For years, the idea of a “Green Revolution” in Africa has sounded like the kind of headline that should come with fireworks — big investments, big solutions, and the promise of feeding millions. But some local groups say the fireworks never went off, and what’s left behind is more fertilizer than food security.
Recently, a coalition of around 200 African and international organizations signed a letter asking major donors — including the Bill & Melinda Gates Foundation and the U.S. Agency for International Development (USAID) — to rethink their support for a billion-dollar agricultural program called the Alliance for a Green Revolution in Africa (AGRA).

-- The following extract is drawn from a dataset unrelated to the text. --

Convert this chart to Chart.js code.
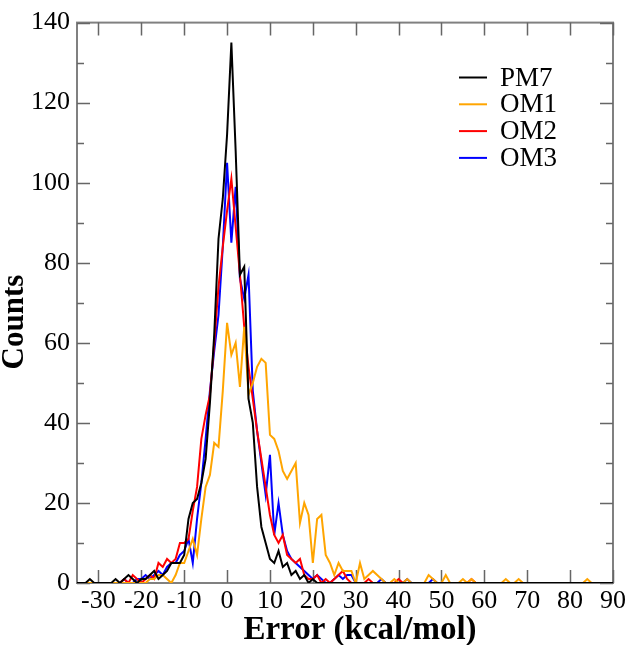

Their message was blunt: the initiative hasn’t delivered on its mission to improve yields or incomes for small farmers, and it might actually be hurting long-term sustainability.
What the Dispute Is About
AGRA was launched in 2006 with the goal of transforming African agriculture — helping small farmers move from subsistence farming to modern, higher-yield methods through improved seeds, fertilizers, and access to markets. It’s heavily funded by large philanthropic and development groups, with the Gates Foundation among its biggest supporters.
The critics say that approach leans too much on industrial farming methods, like heavy fertilizer use and patented seeds, which can make small farmers dependent on costly inputs. They argue that local, agroecological methods — things like composting, crop rotation, and saving native seeds — could improve soil health and food security without locking farmers into debt.
Supporters of AGRA counter that the program has helped millions of farmers gain access to better seeds and markets, and that crop productivity has risen in several regions. But measuring success in agriculture isn’t always simple — higher yields don’t always translate to better incomes or more resilient communities, especially if costs rise just as fast.
The Bigger Picture
The letter to the Gates Foundation arrived just as donors met at the African Green Revolution Forum in Nairobi, an annual event meant to rally political and financial support for agricultural development. Critics see the forum as being too closely tied to large agribusiness interests, while organizers argue it gives African leaders a unified platform to discuss food policy.
The tension between those two views isn’t new. It’s part of a long-running debate about how to balance technology-driven farming with community-led solutions that focus on local conditions and food sovereignty.
Why It Matters
At the heart of this debate is a simple question: Who gets to decide what “progress” looks like in agriculture?
For a farmer in rural Kenya, “success” might mean being able to feed her family through drought years without taking on new debt. For a donor or policymaker, it might mean measurable increases in crop yields or export growth. Both perspectives matter — but they don’t always line up neatly.
With climate change, soil degradation, and global food prices all squeezing small producers, the future of Africa’s food system is an issue that affects the entire world. Billions in funding are at stake, but so are local ecosystems and livelihoods.
Something to Think About
There’s no single recipe for growing food or fighting hunger, and maybe that’s the point. What feeds one region might fail in another. As the conversation around Africa’s “green revolution” keeps evolving, maybe the next breakthrough won’t come from a new fertilizer or seed — but from listening more carefully to the farmers themselves.